We’re affluent now. Affluent enough to write Vertigo. Affluent enough to write Transcendence. If they do anywhere near as well as Starshine, affluent enough to write everything that comes after (and is already banging around in my head).
In short, my life now f***ing rocks. Because:
VERTIGO
For all of these reasons, I’m going to give you a spoiler for Vertigo. I’m militant about spoilers—so much so my husband one time suggested I should put ‘Spoiler Alert’ at the beginning of one of my chapters. (I flat-faced him.) But this one is worth it.
This is the dedication page for Vertigo:
Thank you to each and every one of you. I worked as hard as I could to bring you Starshine, and I took one serious leap of faith to do so. Then you repaid me a thousand-fold by enabling me to write for a living.
To bring this around full circle, perhaps it’s more clear now why I can’t get worked up into a fury of righteous indignation over publishing company disputes, anti-Amazon crusades, subscription service controversies or antitrust suits.
So long as none of those things stop me from writing for a living and bringing that writing to readers, I’m good.

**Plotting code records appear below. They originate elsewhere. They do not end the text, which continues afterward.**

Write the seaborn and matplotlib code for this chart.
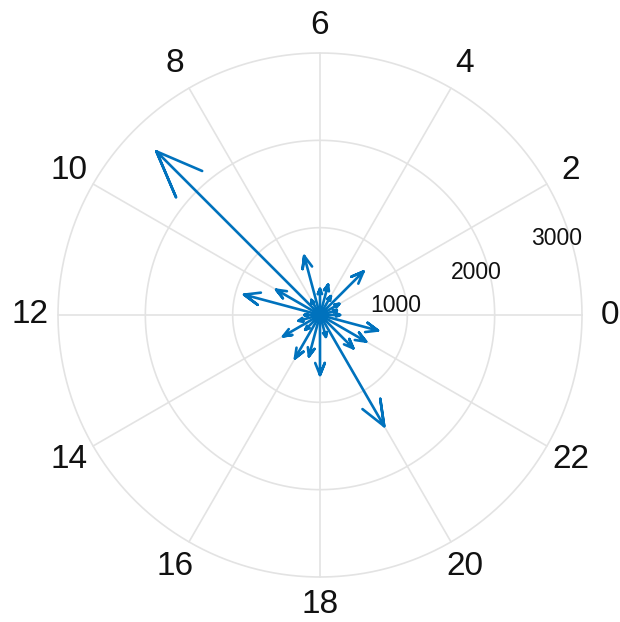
import numpy as np
import pandas as pd
import matplotlib
matplotlib.use("Agg")
import matplotlib.pyplot as plt
import seaborn as sns

# ---- data ----
hours = [0, 1, 2, 3, 4, 5, 6, 7, 8, 9, 10, 11,
         12, 13, 14, 15, 16, 17, 18, 19, 20, 21, 22, 23]
values = [230, 200, 255, 705, 250, 360, 300, 700, 200, 2650, 580, 900,
          180, 255, 488, 240, 573, 490, 687, 260, 1470, 540, 610, 687]
angle_labels = ["0", "2", "4", "6", "8", "10", "12", "14", "16", "18", "20", "22"]
ring_values = [1000, 2000, 3000]
ring_labels = ["1000", "2000", "3000"]

BLUE = "#0072BD"
GRID = "#E3E3E3"

sns.set_style("white")
plt.rcParams["font.family"] = ["Liberation Sans", "DejaVu Sans"]

fig = plt.figure(figsize=(6.2, 6.22), dpi=100)
ax = fig.add_axes([0, 0, 1, 1])
k = 262 / 3000.0  # px per data unit
ax.set_xlim(-320 / k, 300 / k)
ax.set_ylim(-(622 - 315) / k, 315 / k)
ax.axis("off")

rmax = ring_values[-1]
# grid circles
t = np.linspace(0, 2 * np.pi, 400)
for r in ring_values:
    ax.plot(r * np.cos(t), r * np.sin(t), color=GRID, lw=1.2, zorder=1)
# spokes every 30 degrees
for i in range(len(angle_labels)):
    a = np.deg2rad(30 * i)
    ax.plot([0, rmax * np.cos(a)], [0, rmax * np.sin(a)], color=GRID, lw=1.2, zorder=1)
    ax.text(3320 * np.cos(a), 3320 * np.sin(a), angle_labels[i],
            ha="center", va="center", fontsize=24, color="#111111")

# radial labels
la = np.deg2rad(22.5)
for r, lab in zip(ring_values, ring_labels):
    ax.annotate(lab, (r * np.cos(la), r * np.sin(la)), xytext=(-3.6, -17.3),
                textcoords="offset points", ha="center", va="center",
                fontsize=16.5, color="#111111")

# compass arrows (MATLAB style heads)
xx = np.array([0, 1, 0.8, 1, 0.8])
yy = np.array([0, 0, 0.08, 0, -0.08])
rows = []
for h, v in zip(hours, values):
    th = np.deg2rad(15 * h)
    c, s = np.cos(th), np.sin(th)
    for j, (px, py) in enumerate(zip(xx * v, yy * v)):
        rows.append({"hour": h, "order": j,
                     "x": px * c - py * s, "y": px * s + py * c})
df = pd.DataFrame(rows)
sns.lineplot(data=df, x="x", y="y", units="hour", estimator=None, sort=False,
             color=BLUE, lw=1.9, ax=ax, legend=False, zorder=3)
ax.set_xlim(-320 / k, 300 / k)
ax.set_ylim(-(622 - 315) / k, 315 / k)
ax.axis("off")

fig.savefig("out.png", dpi=100, facecolor="white")
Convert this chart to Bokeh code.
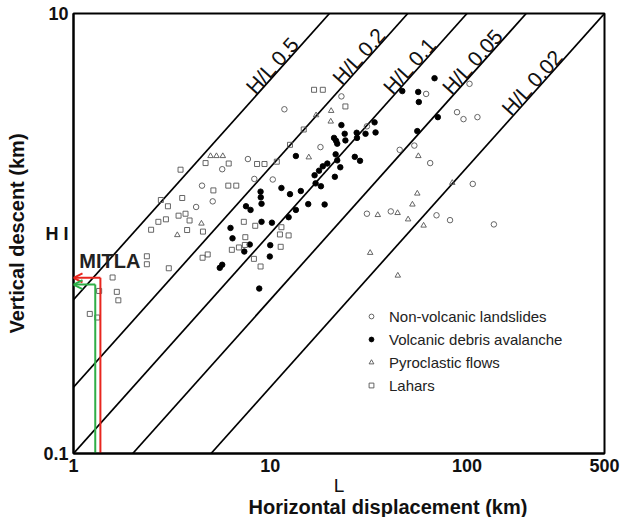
import numpy as np
from bokeh.plotting import figure
from bokeh.models import (FixedTicker, Label, Legend, LegendItem, Arrow, OpenHead, Range1d, Title)
from bokeh.core.properties import value
from bokeh.embed import file_html
from bokeh.resources import INLINE

FONT = "Liberation Sans"

# ---- data (L = horizontal displacement km, H = vertical descent km) ----
nv_L = [11.8, 23.0, 18.0, 7.7, 5.7, 4.5, 5.1, 4.2, 8.3, 10.3, 62, 103, 89, 96, 113,
        31, 45.5, 54, 65, 107, 31, 41, 70, 82, 137]
nv_H = [3.67, 4.20, 2.47, 2.18, 1.96, 1.65, 1.40, 1.32, 1.77, 1.76, 4.31, 4.79, 3.56, 3.31, 3.38,
        3.07, 2.40, 2.51, 2.09, 1.68, 1.23, 1.26, 1.21, 1.15, 1.10]

vd_L = [68.4, 46.9, 56.5, 56.9, 71.1, 55.9, 33.9, 34.3, 30.5, 27.5,
        27.6, 23.0, 23.9, 21.1, 21.6, 21.9, 24.1, 13.5, 21.5, 21.9,
        19.5, 18.5, 17.7, 16.8, 22.7, 21.3, 26.9, 28.6, 17.0, 18.1,
        15.6, 18.9, 14.3, 12.6, 11.4, 8.93, 8.95, 9.03, 7.53, 7.94,
        13.5, 12.4, 9.03, 10.2, 6.28, 6.43, 7.87, 7.38, 10.0, 9.95,
        5.70, 5.54, 8.79]
vd_H = [5.08, 4.44, 4.40, 3.96, 3.38, 2.92, 3.20, 2.88, 2.84, 2.87,
        2.72, 3.11, 2.84, 2.72, 2.64, 2.56, 2.65, 2.25, 2.29, 2.15,
        2.08, 2.02, 1.93, 1.84, 2.00, 1.81, 2.23, 2.14, 1.69, 1.64,
        1.36, 1.355, 1.56, 1.51, 1.61, 1.55, 1.46, 1.365, 1.33, 1.28,
        1.28, 1.186, 1.13, 1.12, 1.06, 0.951, 0.891, 0.828, 0.885, 0.786,
        0.721, 0.698, 0.562]

pf_L = [4.97, 5.33, 5.74, 20.4, 20.3, 17.1, 15.7, 4.47, 3.37, 56.6, 84.2, 55.9, 52.8,
        50.2, 60.2, 35.2, 44.4, 32.2, 44.5]
pf_H = [2.25, 2.25, 2.25, 3.61, 3.23, 3.45, 2.22, 1.11, 0.984, 2.25, 1.70, 1.52, 1.355,
        1.16, 1.087, 1.214, 1.24, 0.817, 0.644]

lh_L = [3.50, 4.69, 6.15, 2.78, 3.02, 3.57, 2.70, 2.95, 3.42, 3.71,
        3.89, 2.48, 3.78, 4.55, 5.14, 6.12, 6.72, 8.57, 9.35, 10.8,
        12.6, 14.8, 16.7, 18.5, 24.1, 7.34, 8.39, 11.4, 11.2, 12.4,
        7.47, 6.38, 6.93, 7.43, 11.3, 8.26, 8.93, 2.36, 2.36, 3.05,
        4.53, 4.81, 1.58, 1.35, 1.66, 1.69, 1.21, 1.32]
lh_H = [1.95, 2.09, 2.08, 1.42, 1.33, 1.45, 1.13, 1.16, 1.205, 1.23,
        1.146, 1.04, 1.037, 1.02, 1.57, 1.65, 1.65, 2.07, 2.07, 2.12,
        2.53, 2.97, 4.50, 4.50, 3.78, 1.13, 1.084, 1.068, 0.99, 0.98,
        0.962, 0.843, 0.864, 0.887, 0.870, 0.767, 0.708, 0.788, 0.725, 0.695,
        0.776, 0.803, 0.631, 0.548, 0.543, 0.497, 0.431, 0.415]

ratios = [0.5, 0.2, 0.1, 0.05, 0.02]
ratio_labels = ["H/L 0.5", "H/L 0.2", "H/L 0.1", "H/L 0.05", "H/L 0.02"]
ratio_label_L = [11.0, 30.3, 54.8, 114.5, 230.0]

mitla_L = [1.37, 1.29]
mitla_H = [0.629, 0.586]
mitla_colors = ["#e8261e", "#2fae47"]

x_ticks = [1, 10, 100, 500]
x_tick_labels = ["1", "10", "100", "500"]
y_ticks = [0.1, 1, 10]
y_tick_labels = ["0.1", "H I", "10"]

legend_labels = ["Non-volcanic landslides", "Volcanic debris avalanche",
                 "Pyroclastic flows", "Lahars"]

# ---- figure ----
FW, FH = 531, 440
p = figure(frame_width=FW, frame_height=FH, x_axis_type="log", y_axis_type="log",
           x_range=Range1d(1, 500), y_range=Range1d(0.1, 10),
           output_backend="svg", toolbar_location=None,
           min_border_left=73, min_border_right=21, min_border_top=13, min_border_bottom=0,
           background_fill_color="white", border_fill_color="white")
p.grid.visible = False
p.outline_line_color = "black"
p.outline_line_width = 2

p.xaxis.ticker = FixedTicker(ticks=x_ticks, minor_ticks=[])
p.yaxis.ticker = FixedTicker(ticks=y_ticks, minor_ticks=[])
p.xaxis.major_label_overrides = {t: s for t, s in zip(x_ticks, x_tick_labels)}
p.yaxis.major_label_overrides = {t: s for t, s in zip(y_ticks, y_tick_labels)}
p.xaxis.axis_label = "L"
p.yaxis.axis_label = "Vertical descent (km)"
for ax in (p.xaxis[0], p.yaxis[0]):
    ax.major_tick_in = 0
    ax.major_tick_out = 0
    ax.minor_tick_in = 0
    ax.minor_tick_out = 0
    ax.axis_line_width = 2
    ax.axis_line_color = "black"
    ax.major_label_text_font = FONT
    ax.major_label_text_font_size = "18px"
    ax.major_label_text_font_style = "bold"
    ax.major_label_text_color = "#111111"
    ax.major_label_standoff = 5
    ax.axis_label_text_font = FONT
    ax.axis_label_text_color = "#111111"
p.yaxis.axis_label_text_font_size = "20px"
p.yaxis.axis_label_text_font_style = "bold"
p.yaxis.axis_label_standoff = 12
p.xaxis.axis_label_text_font_size = "19px"
p.xaxis.axis_label_text_font_style = "normal"
p.xaxis.axis_label_standoff = 0

p.add_layout(Title(text="Horizontal displacement (km)", align="left", offset=175,
                   vertical_align="top",
                   text_font=FONT, text_font_size="20px", text_font_style="bold",
                   text_color="#111111", standoff=-5), "below")

# ---- H/L reference lines ----
r = np.array(ratios)
x0 = np.maximum(1.0, 0.1 / r)
x1 = np.minimum(500.0, 10.0 / r)
p.segment(x0=x0, y0=x0 * r, x1=x1, y1=x1 * r, line_color="black", line_width=1.7)

ang = float(np.arctan((FH / 2.0) / (FW / np.log10(500.0))))
gap = 8.0
lbl_L = np.array(ratio_label_L)
p.text(x=lbl_L, y=lbl_L * r, text=ratio_labels, angle=ang,
       text_align="center", text_baseline="middle",
       x_offset=-np.sin(ang) * gap, y_offset=-np.cos(ang) * gap,
       text_font=value(FONT), text_font_size="21px", text_color="#111111")

# ---- data points ----
r_nv = p.scatter(nv_L, nv_H, marker="circle", size=5.5, fill_color=None,
                 line_color="#555555", line_width=0.9)
r_vd = p.scatter(vd_L, vd_H, marker="circle", size=5.5, fill_color="black",
                 line_color="black", line_width=0.9)
r_pf = p.scatter(pf_L, pf_H, marker="triangle", size=5.5, fill_color=None,
                 line_color="#555555", line_width=0.9)
r_lh = p.scatter(lh_L, lh_H, marker="square", size=5, fill_color=None,
                 line_color="#555555", line_width=0.9)

legend = Legend(items=[LegendItem(label=legend_labels[0], renderers=[r_nv]),
                       LegendItem(label=legend_labels[1], renderers=[r_vd]),
                       LegendItem(label=legend_labels[2], renderers=[r_pf]),
                       LegendItem(label=legend_labels[3], renderers=[r_lh])],
                location=(292, 58), orientation="vertical",
                glyph_width=12, glyph_height=12, label_standoff=12, spacing=3,
                padding=0, margin=0, border_line_alpha=0, background_fill_alpha=0,
                label_text_font=FONT, label_text_font_size="15px", label_height=20,
                label_text_color="#222222")
p.add_layout(legend)

# ---- MITLA ----
p.segment(x0=mitla_L, y0=[0.1, 0.1], x1=mitla_L, y1=mitla_H,
          line_color=mitla_colors, line_width=2)
for L, H, c in zip(mitla_L, mitla_H, mitla_colors):
    p.add_layout(Arrow(end=OpenHead(size=9, line_color=c, line_width=2),
                       x_start=L, y_start=H, x_end=1.0, y_end=H,
                       line_color=c, line_width=2))
p.add_layout(Label(x=1.07, y=0.748, text="MITLA", text_font=FONT,
                   text_font_style="bold", text_font_size="20px",
                   text_baseline="middle", text_align="left", text_color="#222222"))

open("out.html", "w").write(file_html(p, INLINE))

They are the ones who funded me in a kind of reverse-Kickstarter (I believe we used to call it ‘retail’), and I don’t think they particularly care about any of that—therefore, I don’t.
As an aside, I tossed Starshine into Kindle Unlimited because with Amazon at the helm it stands a good chance of being successful, and I’m hoping I’ll draw in a few more readers I wouldn’t have reached otherwise. But honestly, all of the very important issues in the world just don’t matter so much to me right now, because:
VERTIGO
Now if you’ll excuse me, I need to go and…well, you probably guessed what I’m going to go work on.